Lawyers for the Buffalo Catholic Diocese are asking for the abuse lawsuits filed under the Child Victims Act to be put on hold.

Attorneys for clergy sex abuse survivors are rallying against the latest legal move by the diocese.

Lawyers representing the diocese filed an adversary proceeding in bankruptcy court, stating the abuse lawsuits could prevent the diocese from reorganizing its debts.

A local attorney who's filed more than 100 sex abuse claims against the diocese says this move could force those cases out of state supreme court, and limit what information the diocese would be forced to reveal.

It's something lawyers already had to deal with in the Rochester Diocese.

"What we did in that case is we negotiated a stipulate stay with them on a temporary bases in exchange for the personnel files and in Rochester the diocese has turned over about 43,000 some pages of personnel files and other records,” said attorney Steve Boyd. “We don't think those records are complete yet, but it's a lot more than nothing."

Mitchell Garabedian is another attorney representing 39 survivors who are suing the diocese.

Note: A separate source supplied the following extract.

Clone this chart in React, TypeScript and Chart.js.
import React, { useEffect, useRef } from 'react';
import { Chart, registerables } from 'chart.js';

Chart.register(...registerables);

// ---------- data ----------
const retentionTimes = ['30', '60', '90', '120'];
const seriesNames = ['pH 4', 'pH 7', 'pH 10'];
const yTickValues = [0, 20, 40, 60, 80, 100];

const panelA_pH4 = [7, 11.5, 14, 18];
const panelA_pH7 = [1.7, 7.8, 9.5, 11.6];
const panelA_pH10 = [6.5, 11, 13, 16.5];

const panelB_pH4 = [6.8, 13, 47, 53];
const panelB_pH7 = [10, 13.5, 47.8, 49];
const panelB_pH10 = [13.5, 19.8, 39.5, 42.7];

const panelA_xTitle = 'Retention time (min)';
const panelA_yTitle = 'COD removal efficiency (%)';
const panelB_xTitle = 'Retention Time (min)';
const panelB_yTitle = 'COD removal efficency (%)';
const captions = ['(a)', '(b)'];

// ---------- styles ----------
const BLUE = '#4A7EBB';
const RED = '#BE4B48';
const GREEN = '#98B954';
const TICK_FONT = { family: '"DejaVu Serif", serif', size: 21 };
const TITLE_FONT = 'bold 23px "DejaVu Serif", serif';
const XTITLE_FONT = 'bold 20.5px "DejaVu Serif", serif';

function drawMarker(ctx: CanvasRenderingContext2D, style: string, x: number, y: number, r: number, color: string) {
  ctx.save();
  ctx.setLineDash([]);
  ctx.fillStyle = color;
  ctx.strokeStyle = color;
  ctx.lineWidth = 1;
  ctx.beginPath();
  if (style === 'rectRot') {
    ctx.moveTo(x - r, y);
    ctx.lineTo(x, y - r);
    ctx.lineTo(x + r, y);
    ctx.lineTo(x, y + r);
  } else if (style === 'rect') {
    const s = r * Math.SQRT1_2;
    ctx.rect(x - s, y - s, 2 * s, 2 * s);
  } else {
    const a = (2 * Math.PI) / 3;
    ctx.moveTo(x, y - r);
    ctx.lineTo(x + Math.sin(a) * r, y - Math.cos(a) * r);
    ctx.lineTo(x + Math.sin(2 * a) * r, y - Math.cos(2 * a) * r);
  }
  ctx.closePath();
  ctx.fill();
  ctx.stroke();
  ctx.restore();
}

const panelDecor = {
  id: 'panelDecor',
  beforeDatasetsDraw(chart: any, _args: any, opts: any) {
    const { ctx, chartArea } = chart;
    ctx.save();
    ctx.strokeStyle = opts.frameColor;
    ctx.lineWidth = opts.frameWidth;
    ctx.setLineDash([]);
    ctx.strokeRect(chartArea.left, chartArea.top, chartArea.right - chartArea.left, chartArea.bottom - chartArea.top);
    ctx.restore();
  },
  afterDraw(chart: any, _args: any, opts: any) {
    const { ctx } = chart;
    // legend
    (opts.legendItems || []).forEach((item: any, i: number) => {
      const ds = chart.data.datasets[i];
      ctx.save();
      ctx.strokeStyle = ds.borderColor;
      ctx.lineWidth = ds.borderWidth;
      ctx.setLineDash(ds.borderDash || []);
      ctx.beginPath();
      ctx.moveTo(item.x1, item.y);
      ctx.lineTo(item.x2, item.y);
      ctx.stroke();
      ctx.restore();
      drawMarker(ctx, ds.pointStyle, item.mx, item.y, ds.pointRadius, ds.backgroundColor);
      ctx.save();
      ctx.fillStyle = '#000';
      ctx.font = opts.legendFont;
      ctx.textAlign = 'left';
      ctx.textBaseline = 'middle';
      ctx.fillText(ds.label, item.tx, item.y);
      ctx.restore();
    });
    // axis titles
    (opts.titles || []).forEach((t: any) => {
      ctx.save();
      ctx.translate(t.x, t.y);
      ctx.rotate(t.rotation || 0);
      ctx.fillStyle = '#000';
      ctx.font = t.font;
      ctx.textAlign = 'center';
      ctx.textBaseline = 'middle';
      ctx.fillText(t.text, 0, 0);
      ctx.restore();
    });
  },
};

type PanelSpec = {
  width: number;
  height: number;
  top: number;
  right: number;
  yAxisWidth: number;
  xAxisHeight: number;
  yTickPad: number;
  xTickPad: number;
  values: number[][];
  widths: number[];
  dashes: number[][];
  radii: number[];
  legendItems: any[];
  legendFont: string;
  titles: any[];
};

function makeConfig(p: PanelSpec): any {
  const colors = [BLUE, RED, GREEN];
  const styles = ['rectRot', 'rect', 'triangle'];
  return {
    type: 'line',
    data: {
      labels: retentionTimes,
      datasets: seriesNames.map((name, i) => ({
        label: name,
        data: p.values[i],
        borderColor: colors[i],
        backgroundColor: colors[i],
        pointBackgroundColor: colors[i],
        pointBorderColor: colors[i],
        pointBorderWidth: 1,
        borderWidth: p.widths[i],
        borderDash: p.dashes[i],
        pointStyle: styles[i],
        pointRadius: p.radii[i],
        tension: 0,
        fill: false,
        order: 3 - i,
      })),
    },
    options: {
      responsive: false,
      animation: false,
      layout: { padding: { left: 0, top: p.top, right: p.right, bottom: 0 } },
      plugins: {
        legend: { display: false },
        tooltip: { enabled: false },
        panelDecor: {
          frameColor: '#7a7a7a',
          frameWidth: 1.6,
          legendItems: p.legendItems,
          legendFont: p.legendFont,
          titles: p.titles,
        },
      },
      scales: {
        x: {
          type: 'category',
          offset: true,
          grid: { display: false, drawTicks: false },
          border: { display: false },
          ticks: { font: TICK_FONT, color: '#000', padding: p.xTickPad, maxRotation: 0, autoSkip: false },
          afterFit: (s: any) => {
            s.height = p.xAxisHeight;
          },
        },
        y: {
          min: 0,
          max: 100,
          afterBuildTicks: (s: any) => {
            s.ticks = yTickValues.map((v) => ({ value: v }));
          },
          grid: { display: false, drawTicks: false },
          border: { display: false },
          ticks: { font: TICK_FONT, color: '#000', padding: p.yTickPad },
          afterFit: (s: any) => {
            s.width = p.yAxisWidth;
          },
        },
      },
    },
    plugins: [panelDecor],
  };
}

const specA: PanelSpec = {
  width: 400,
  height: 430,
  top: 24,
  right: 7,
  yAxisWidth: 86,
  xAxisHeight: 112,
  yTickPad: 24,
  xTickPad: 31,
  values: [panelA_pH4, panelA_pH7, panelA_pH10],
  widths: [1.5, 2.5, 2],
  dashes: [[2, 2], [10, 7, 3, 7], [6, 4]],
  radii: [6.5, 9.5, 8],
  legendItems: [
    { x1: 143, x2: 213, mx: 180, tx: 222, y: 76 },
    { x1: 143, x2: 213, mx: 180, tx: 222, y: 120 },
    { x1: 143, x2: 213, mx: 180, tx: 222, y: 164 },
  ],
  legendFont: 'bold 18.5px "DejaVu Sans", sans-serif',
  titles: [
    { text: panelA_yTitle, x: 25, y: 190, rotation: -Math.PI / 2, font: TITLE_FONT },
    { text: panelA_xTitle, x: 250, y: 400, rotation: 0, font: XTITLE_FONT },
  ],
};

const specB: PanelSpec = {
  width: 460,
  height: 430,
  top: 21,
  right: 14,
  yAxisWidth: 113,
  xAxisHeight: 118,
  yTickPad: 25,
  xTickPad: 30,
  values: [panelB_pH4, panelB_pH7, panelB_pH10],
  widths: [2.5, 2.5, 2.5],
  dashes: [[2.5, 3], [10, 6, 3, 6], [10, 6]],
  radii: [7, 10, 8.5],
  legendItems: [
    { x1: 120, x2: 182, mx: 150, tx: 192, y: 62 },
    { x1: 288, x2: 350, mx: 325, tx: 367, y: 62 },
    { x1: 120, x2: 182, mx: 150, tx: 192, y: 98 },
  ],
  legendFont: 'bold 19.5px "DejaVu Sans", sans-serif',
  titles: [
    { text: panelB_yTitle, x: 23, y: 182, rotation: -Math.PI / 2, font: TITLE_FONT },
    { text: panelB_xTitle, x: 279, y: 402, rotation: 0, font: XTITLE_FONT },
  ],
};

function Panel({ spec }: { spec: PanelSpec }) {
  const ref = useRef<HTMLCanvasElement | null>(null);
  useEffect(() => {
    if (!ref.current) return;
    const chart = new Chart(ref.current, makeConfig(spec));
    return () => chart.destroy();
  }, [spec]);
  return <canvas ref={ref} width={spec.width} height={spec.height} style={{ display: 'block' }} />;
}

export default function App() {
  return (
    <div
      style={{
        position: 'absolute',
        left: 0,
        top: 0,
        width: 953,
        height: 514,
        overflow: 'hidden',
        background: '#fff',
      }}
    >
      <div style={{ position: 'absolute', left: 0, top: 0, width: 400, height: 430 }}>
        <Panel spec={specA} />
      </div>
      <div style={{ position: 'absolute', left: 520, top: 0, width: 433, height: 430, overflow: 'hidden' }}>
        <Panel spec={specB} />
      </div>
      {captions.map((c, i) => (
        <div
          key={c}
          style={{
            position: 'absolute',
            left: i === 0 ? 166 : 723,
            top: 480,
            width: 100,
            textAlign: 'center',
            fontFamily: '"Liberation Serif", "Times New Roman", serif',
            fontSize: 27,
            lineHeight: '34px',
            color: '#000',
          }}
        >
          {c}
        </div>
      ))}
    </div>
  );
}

"This legal maneuver by the Diocese of Buffalo is just another example of the Catholic Church coldly putting its needs before the needs of victims,” he said. “Instead of trying to negotiate an agreement the Diocese has chosen to litigate and accordingly once again shown how little it cares about the healing of victims."

The Diocese of Buffalo released the following statement Monday:

“The Diocese of Buffalo has pursued Chapter 11 reorganization because it believes that this approach offers a just and equitable resolution for all of victim-survivors. While the process continues, any lawsuits against the Diocese are halted to allow the Diocese and its creditors to come to agreement on settlement terms. The action that the Diocese recently filed is intended to provide the same 'breathing spell' for parishes, schools and other Catholic entities in the hopes of achieving a global resolution.   

"We believe the stay is further warranted for the following reasons:  

  • The Diocese believes that addressing all claims in one forum is the best way to achieve a fair resolution for all victim-survivors. 
  • Pausing litigation will allow for all parties to engage in settlement negotiations in the context of the Diocese’s Chapter 11 case and to attempt to reach a global resolution of all claims (including claims against parishes and schools), without the distraction of piecemeal litigation.
  • Continued litigation against the parishes, schools and other entities will potentially dissipate insurance coverage that the Diocese and those other entities share, and would reduce the insurance proceeds available to cover claims against the Diocese that it is committed to resolving through the Chapter 11 process.
  • Pausing further litigation allows for a fair and equitable treatment of all abuse claims.  Without the stay, the first litigants to obtain a judgment would inevitably receive an outsized recovery and would exhaust insurance coverage for later victim-survivor claims.”